It's Wednesday, you deserve a treat, like an episode of the Hell Gate Podcast! Listen here, or wherever you get your podcasts.
The Midtown building that threatened to collapse Tuesday is, thank goodness, stable—for now.
At around 8 a.m. Tuesday, the New York Fire Department received calls that bricks were falling from the Pfizer Building at 235 42nd Street, one of many former office buildings being renovated into apartments across the city. Around the same time, construction workers inside the building realized that a “structural column”—a beam responsible for holding up the building—had actually buckled on the 21st floor. In fact, in a video captured from inside, the beam looks dangerously close to snapping like a twig in wildfire season. Not good!
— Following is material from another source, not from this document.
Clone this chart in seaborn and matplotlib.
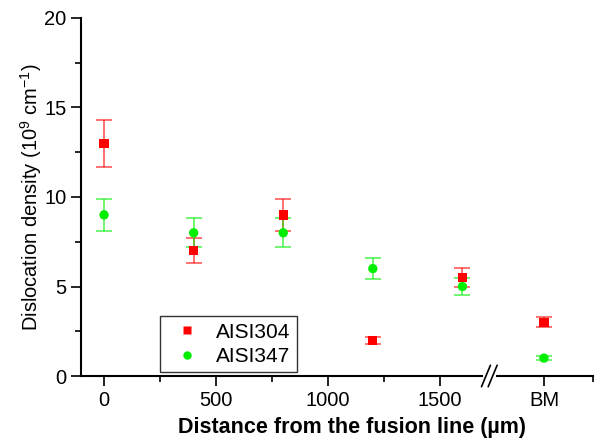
import numpy as np
import pandas as pd
import matplotlib
matplotlib.use("Agg")
import matplotlib.pyplot as plt
import seaborn as sns

# Data
positions = [0, 400, 800, 1200, 1600, 1964]   # BM plotted after the axis break
aisi304 = [13.0, 7.0, 9.0, 2.0, 5.5, 3.0]
aisi304_err = [1.3, 0.7, 0.9, 0.2, 0.55, 0.28]
aisi347 = [9.0, 8.0, 8.0, 6.0, 5.0, 1.0]
aisi347_err = [0.9, 0.8, 0.8, 0.6, 0.5, 0.1]
xtick_pos = [0, 500, 1000, 1500, 1964]
xtick_labels = ["0", "500", "1000", "1500", "BM"]

df = pd.DataFrame({
    "x": positions * 2,
    "y": aisi304 + aisi347,
    "err": aisi304_err + aisi347_err,
    "steel": ["AISI304"] * 6 + ["AISI347"] * 6,
})

sns.set_style("ticks", {"text.color": "black", "axes.labelcolor": "black",
                        "xtick.color": "black", "ytick.color": "black"})
plt.rcParams["font.family"] = ["Liberation Sans", "DejaVu Sans"]
plt.rcParams["mathtext.fontset"] = "custom"
plt.rcParams["mathtext.rm"] = "Liberation Sans"
plt.rcParams["mathtext.it"] = "Liberation Sans:italic"

fig = plt.figure(figsize=(6.02, 4.40), dpi=100)
ax = fig.add_axes([81 / 602, 1 - 376 / 440, (593 - 81) / 602, (376 - 18) / 440])

colors = {"AISI304": "#ff0000", "AISI347": "#00ee00"}
markers = {"AISI304": "s", "AISI347": "o"}

# error bars first so markers sit on top
for steel, grp in df.groupby("steel"):
    ax.errorbar(grp["x"], grp["y"], yerr=grp["err"], fmt="none",
                ecolor=colors[steel], alpha=0.6, elinewidth=1.3,
                capsize=5.8, capthick=1.3, zorder=2)

sns.scatterplot(data=df, x="x", y="y", hue="steel", style="steel",
                palette=colors, markers=markers, s=45, edgecolor="none",
                ax=ax, zorder=3)

ax.set_xlim(-103, 2183)
ax.set_ylim(0, 20)
ax.set_xticks(xtick_pos)
ax.set_xticklabels(xtick_labels)
ax.set_xticks([250, 750, 1250, 2183], minor=True)
ax.set_yticks([0, 5, 10, 15, 20])
ax.set_yticks([2.5, 7.5, 12.5, 17.5], minor=True)
ax.tick_params(axis="both", which="major", length=7, width=1.2, labelsize=14.5,
               color="black", labelcolor="black")
ax.tick_params(axis="both", which="minor", length=4, width=1.2, color="black")
for side in ["left", "bottom"]:
    ax.spines[side].set_linewidth(1.5)
    ax.spines[side].set_color("black")
sns.despine(ax=ax)

ax.set_xlabel("Distance from the fusion line (\u00b5m)", fontsize=15.5,
              fontweight="bold", color="black")
ax.xaxis.set_label_coords(0.529, -0.114)
ax.set_ylabel("Dislocation density (10$^{9}$ cm$^{-1}$)", fontsize=14.5,
              labelpad=0, color="black")

# axis break marks
for xb in [1705, 1735]:
    ax.plot([xb - 20, xb + 20], [-0.6, 0.6], color="black", lw=1.2,
            clip_on=False, zorder=5)
ax.plot([1700, 1740], [0, 0], color="white", lw=3, clip_on=False, zorder=4)

leg = ax.legend(loc="lower left", bbox_to_anchor=(0.154, 0.011), borderaxespad=0,
                fontsize=15, frameon=True, fancybox=False, edgecolor="black",
                handletextpad=0.4, borderpad=0.3, labelspacing=0.25, markerscale=0.9)
leg.get_frame().set_linewidth(1.0)
for t in leg.get_texts():
    t.set_color("black")

fig.savefig("out.png", dpi=100)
The workers immediately "self-evacuated" (the official term for getting the fuck up out the building), and the 21st to 26th floors began to cave in "due to stress." Cliff Johnson, a construction worker and Steamfitters Union rep, told a reporter from amNY that the building contractors "obviously didn't add the right amount of steel, so the whole north side is crumbling. The I-beams are bending like cigarettes in there. Which is super dangerous."
The FDNY shut down the surrounding perimeter and evacuated nine nearby buildings, including two hotels and a private school where 400 kids were having summer camp. Inspectors from the Department of Buildings showed up to assess the situation. FDNY monitors noted that, by midday Tuesday, the building "continued to move." The New York Times started a live blog.